### STORED DATA ###

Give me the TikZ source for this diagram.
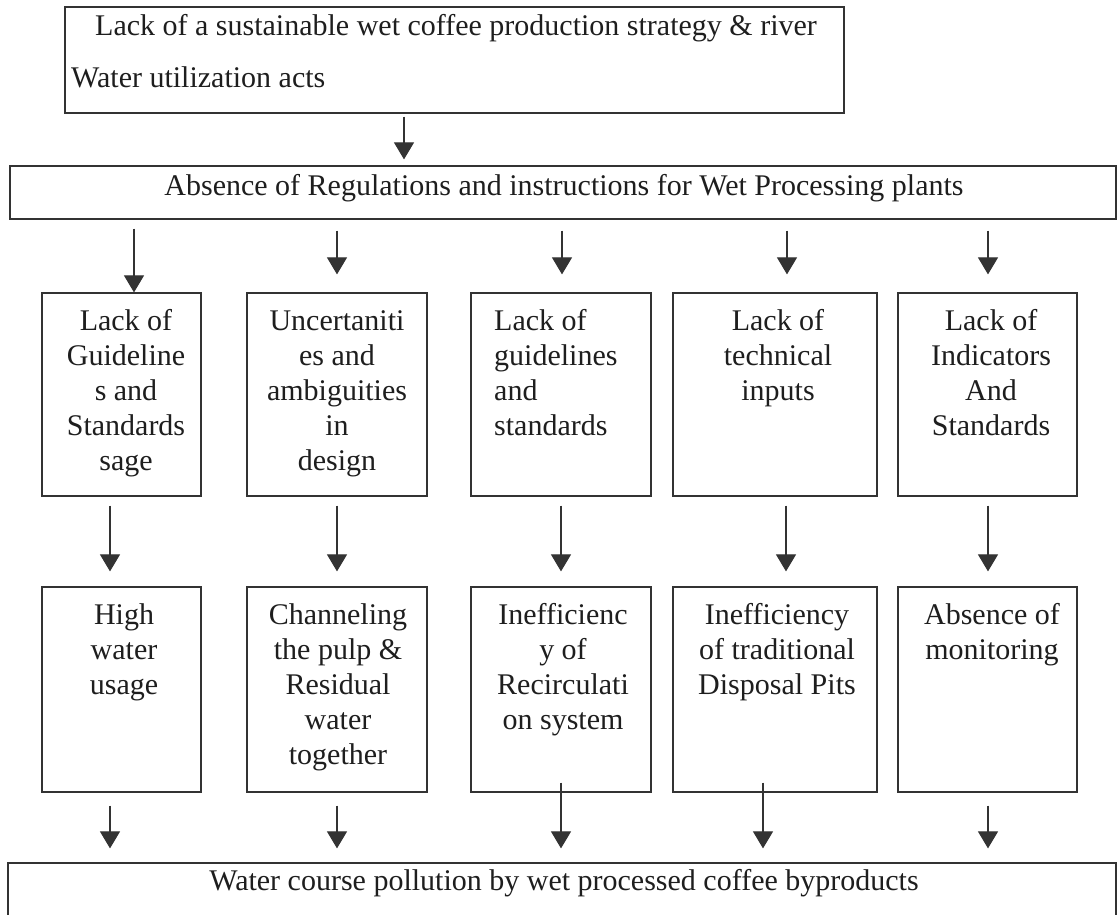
\documentclass[tikz,border=0pt]{standalone}
\usepackage{fontspec}
\setmainfont{Liberation Serif}
\usetikzlibrary{arrows.meta}
\definecolor{ink}{HTML}{333333}
\definecolor{txtc}{HTML}{1E1E1E}
\begin{document}
\begin{tikzpicture}[x=1pt,y=-1pt,
  box/.style={draw=ink, line width=1.2pt, inner sep=0pt},
  txt/.style={font=\fontsize{30}{35}\selectfont, text=txtc, inner sep=0pt, align=center, anchor=north},
  line/.style={font=\fontsize{30}{35}\selectfont, text=txtc, inner sep=0pt},
  arr/.style={draw=ink, line width=1.1pt, -{Triangle[length=17pt,width=20pt]}}]
\useasboundingbox (0,0) rectangle (1117,914);
\clip (0,0) rectangle (1117,914);
\fill[white] (0,0) rectangle (1117,914);
% boxes
\node[box, minimum width=779pt, minimum height=106pt] (T) at (454.5,60) {};
\node[box, minimum width=1106pt, minimum height=53pt] (R) at (563,192.5) {};
\node[box, minimum width=159pt, minimum height=203pt] (B1) at (121.5,394.5) {};
\node[box, minimum width=180pt, minimum height=203pt] (B2) at (337,394.5) {};
\node[box, minimum width=180pt, minimum height=203pt] (B3) at (561,394.5) {};
\node[box, minimum width=204pt, minimum height=203pt] (B4) at (775,394.5) {};
\node[box, minimum width=179pt, minimum height=203pt] (B5) at (987.5,394.5) {};
\node[box, minimum width=159pt, minimum height=205pt] (C1) at (121.5,689.5) {};
\node[box, minimum width=180pt, minimum height=205pt] (C2) at (337,689.5) {};
\node[box, minimum width=180pt, minimum height=205pt] (C3) at (561,689.5) {};
\node[box, minimum width=204pt, minimum height=205pt] (C4) at (775,689.5) {};
\node[box, minimum width=179pt, minimum height=205pt] (C5) at (987.5,689.5) {};
\node[box, minimum width=1108pt, minimum height=67pt] (W) at (562,896.5) {};
% texts
\node[line, anchor=base west] (t1) at (95,35) {Lack of a sustainable wet coffee production strategy \& river};
\node[line, anchor=base west] (t2) at (71,87) {Water utilization acts};
\node[line, anchor=base] (rt) at (564,195) {Absence of Regulations and instructions for Wet Processing plants};
\node[txt] (b1t) at (126,306) {\strut Lack of\\Guideline\\s and\\Standards\\sage};
\node[txt] (b2t) at (337,306) {\strut Uncertaniti\\es and\\ambiguities\\in\\design};
\node[txt, align=left, anchor=north west] (b3t) at (494,306) {\strut Lack of\\guidelines\\and\\standards};
\node[txt] (b4t) at (778,306) {\strut Lack of\\technical\\inputs};
\node[txt] (b5t) at (991,306) {\strut Lack of\\Indicators\\And\\Standards};
\node[txt] (c1t) at (124,600) {\strut High\\water\\usage};
\node[txt] (c2t) at (338,600) {\strut Channeling\\the pulp \&\\Residual\\water\\together};
\node[txt] (c3t) at (563,600) {\strut Inefficienc\\y of\\Recirculati\\on system};
\node[txt] (c4t) at (777,600) {\strut Inefficiency\\of traditional\\Disposal Pits};
\node[txt] (c5t) at (992,600) {\strut Absence of\\monitoring};
\node[line, anchor=base] (wt) at (564,890) {Water course pollution by wet processed coffee byproducts};
% arrow columns
\coordinate (k0) at (404,0);
\coordinate (k1) at (134,0);
\coordinate (k2) at (337,0);
\coordinate (k3) at (562,0);
\coordinate (k4) at (787,0);
\coordinate (k5) at (988,0);
\coordinate (m1) at (110,0);
\coordinate (m3) at (561,0);
\coordinate (m4) at (786,0);
\coordinate (n4) at (763,0);
% arrows
\draw[arr, shorten <=3pt, shorten >=6pt] (T.south -| k0) -- (R.north -| k0);
\draw[arr, shorten <=9pt] (R.south -| k1) -- (B1.north -| k1);
\draw[arr, shorten <=11pt, shorten >=18pt] (R.south -| k2) -- (B2.north -| k2);
\draw[arr, shorten <=11pt, shorten >=18pt] (R.south -| k3) -- (B3.north -| k3);
\draw[arr, shorten <=11pt, shorten >=18pt] (R.south -| k4) -- (B4.north -| k4);
\draw[arr, shorten <=11pt, shorten >=18pt] (R.south -| k5) -- (B5.north -| k5);
\draw[arr, shorten <=9pt, shorten >=15pt] (B1.south -| m1) -- (C1.north -| m1);
\draw[arr, shorten <=9pt, shorten >=15pt] (B2.south -| k2) -- (C2.north -| k2);
\draw[arr, shorten <=9pt, shorten >=15pt] (B3.south -| m3) -- (C3.north -| m3);
\draw[arr, shorten <=9pt, shorten >=15pt] (B4.south -| m4) -- (C4.north -| m4);
\draw[arr, shorten <=9pt, shorten >=15pt] (B5.south -| k5) -- (C5.north -| k5);
\draw[arr, shorten <=13pt, shorten >=14pt] (C1.south -| m1) -- (W.north -| m1);
\draw[arr, shorten <=13pt, shorten >=14pt] (C2.south -| k2) -- (W.north -| k2);
\draw[arr, shorten <=-10pt, shorten >=14pt] (C3.south -| m3) -- (W.north -| m3);
\draw[arr, shorten <=-10pt, shorten >=14pt] (C4.south -| n4) -- (W.north -| n4);
\draw[arr, shorten <=13pt, shorten >=14pt] (C5.south -| k5) -- (W.north -| k5);
\end{tikzpicture}
\end{document}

###

TASK GOAL:
Pictures are to be left out; repeat all the remaining data exactly.

FULL OUTPUT:
Give me the TikZ source for this diagram.
\documentclass[tikz,border=0pt]{standalone}
\usepackage{fontspec}
\setmainfont{Liberation Serif}
\usetikzlibrary{arrows.meta}
\definecolor{ink}{HTML}{333333}
\definecolor{txtc}{HTML}{1E1E1E}
\begin{document}
\begin{tikzpicture}[x=1pt,y=-1pt,
  box/.style={draw=ink, line width=1.2pt, inner sep=0pt},
  txt/.style={font=\fontsize{30}{35}\selectfont, text=txtc, inner sep=0pt, align=center, anchor=north},
  line/.style={font=\fontsize{30}{35}\selectfont, text=txtc, inner sep=0pt},
  arr/.style={draw=ink, line width=1.1pt, -{Triangle[length=17pt,width=20pt]}}]
\useasboundingbox (0,0) rectangle (1117,914);
\clip (0,0) rectangle (1117,914);
\fill[white] (0,0) rectangle (1117,914);
% boxes
\node[box, minimum width=779pt, minimum height=106pt] (T) at (454.5,60) {};
\node[box, minimum width=1106pt, minimum height=53pt] (R) at (563,192.5) {};
\node[box, minimum width=159pt, minimum height=203pt] (B1) at (121.5,394.5) {};
\node[box, minimum width=180pt, minimum height=203pt] (B2) at (337,394.5) {};
\node[box, minimum width=180pt, minimum height=203pt] (B3) at (561,394.5) {};
\node[box, minimum width=204pt, minimum height=203pt] (B4) at (775,394.5) {};
\node[box, minimum width=179pt, minimum height=203pt] (B5) at (987.5,394.5) {};
\node[box, minimum width=159pt, minimum height=205pt] (C1) at (121.5,689.5) {};
\node[box, minimum width=180pt, minimum height=205pt] (C2) at (337,689.5) {};
\node[box, minimum width=180pt, minimum height=205pt] (C3) at (561,689.5) {};
\node[box, minimum width=204pt, minimum height=205pt] (C4) at (775,689.5) {};
\node[box, minimum width=179pt, minimum height=205pt] (C5) at (987.5,689.5) {};
\node[box, minimum width=1108pt, minimum height=67pt] (W) at (562,896.5) {};
% texts
\node[line, anchor=base west] (t1) at (95,35) {Lack of a sustainable wet coffee production strategy \& river};
\node[line, anchor=base west] (t2) at (71,87) {Water utilization acts};
\node[line, anchor=base] (rt) at (564,195) {Absence of Regulations and instructions for Wet Processing plants};
\node[txt] (b1t) at (126,306) {\strut Lack of\\Guideline\\s and\\Standards\\sage};
\node[txt] (b2t) at (337,306) {\strut Uncertaniti\\es and\\ambiguities\\in\\design};
\node[txt, align=left, anchor=north west] (b3t) at (494,306) {\strut Lack of\\guidelines\\and\\standards};
\node[txt] (b4t) at (778,306) {\strut Lack of\\technical\\inputs};
\node[txt] (b5t) at (991,306) {\strut Lack of\\Indicators\\And\\Standards};
\node[txt] (c1t) at (124,600) {\strut High\\water\\usage};
\node[txt] (c2t) at (338,600) {\strut Channeling\\the pulp \&\\Residual\\water\\together};
\node[txt] (c3t) at (563,600) {\strut Inefficienc\\y of\\Recirculati\\on system};
\node[txt] (c4t) at (777,600) {\strut Inefficiency\\of traditional\\Disposal Pits};
\node[txt] (c5t) at (992,600) {\strut Absence of\\monitoring};
\node[line, anchor=base] (wt) at (564,890) {Water course pollution by wet processed coffee byproducts};
% arrow columns
\coordinate (k0) at (404,0);
\coordinate (k1) at (134,0);
\coordinate (k2) at (337,0);
\coordinate (k3) at (562,0);
\coordinate (k4) at (787,0);
\coordinate (k5) at (988,0);
\coordinate (m1) at (110,0);
\coordinate (m3) at (561,0);
\coordinate (m4) at (786,0);
\coordinate (n4) at (763,0);
% arrows
\draw[arr, shorten <=3pt, shorten >=6pt] (T.south -| k0) -- (R.north -| k0);
\draw[arr, shorten <=9pt] (R.south -| k1) -- (B1.north -| k1);
\draw[arr, shorten <=11pt, shorten >=18pt] (R.south -| k2) -- (B2.north -| k2);
\draw[arr, shorten <=11pt, shorten >=18pt] (R.south -| k3) -- (B3.north -| k3);
\draw[arr, shorten <=11pt, shorten >=18pt] (R.south -| k4) -- (B4.north -| k4);
\draw[arr, shorten <=11pt, shorten >=18pt] (R.south -| k5) -- (B5.north -| k5);
\draw[arr, shorten <=9pt, shorten >=15pt] (B1.south -| m1) -- (C1.north -| m1);
\draw[arr, shorten <=9pt, shorten >=15pt] (B2.south -| k2) -- (C2.north -| k2);
\draw[arr, shorten <=9pt, shorten >=15pt] (B3.south -| m3) -- (C3.north -| m3);
\draw[arr, shorten <=9pt, shorten >=15pt] (B4.south -| m4) -- (C4.north -| m4);
\draw[arr, shorten <=9pt, shorten >=15pt] (B5.south -| k5) -- (C5.north -| k5);
\draw[arr, shorten <=13pt, shorten >=14pt] (C1.south -| m1) -- (W.north -| m1);
\draw[arr, shorten <=13pt, shorten >=14pt] (C2.south -| k2) -- (W.north -| k2);
\draw[arr, shorten <=-10pt, shorten >=14pt] (C3.south -| m3) -- (W.north -| m3);
\draw[arr, shorten <=-10pt, shorten >=14pt] (C4.south -| n4) -- (W.north -| n4);
\draw[arr, shorten <=13pt, shorten >=14pt] (C5.south -| k5) -- (W.north -| k5);
\end{tikzpicture}
\end{document}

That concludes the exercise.